Global abortion rates: graphic Economist

Global abortion rates: graphic Economist

So of every 100 babies conceived around 25% are deselected by abortion and 75 proceed to birth. Only 1 of these 75 would have been conceived by “artificial” means. The genetic deselection by abortion is both direct and indirect. The detection of genetic defects in the foetus often leads to abortion and this proportion can be expected to increase as techniques for the early identification of defects or the propensity for developing a debilitating disease are perfected. In many cases abortion is to safeguard the health of the mother and does not – at least directly – involve any deselection for genetic reasons. In many countries – especially India – abortions are often carried out to avoid a girl child and this is a direct genetic deselection. It seems to apply particularly for a first child. The majority of abortions today are probably for convenience. But if the “maternal instinct” is in any way a genetic charateristic, then even such abortions would tend to be deselection in favour of those who do have the instinct.

The trends I think are fairly clear.
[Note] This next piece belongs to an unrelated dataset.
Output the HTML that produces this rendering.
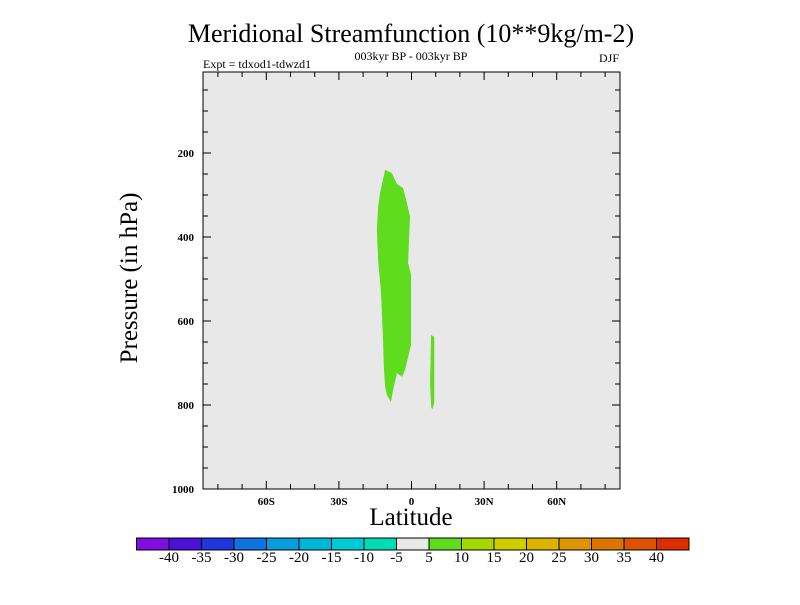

The proportion of “artificial births” is increasing and the element of genetic selection by screening for desired charateristics in such cases is on the increase. The number of abortions after conception would seem to be on its way to some “stable” level of perhaps 25% of all conceptions. The genetic content of the decision to abort however is also increasing and it is likely that the frequency of births where genetic disorders exist or where the propensity for debilitating disease is high will decrease sharply as genetic screening techniques develop further.

It is still a long way off to humans breeding for specific charateristics but even what is being practised now is the start of eugenics in all but name. And it is not difficult to imagine that eugenics – without any hint of coercion – but where parents or the mothers-to-be select for certain characteristics or deselect (by abortion) to avoid others in their children-to-be will be de rigueur.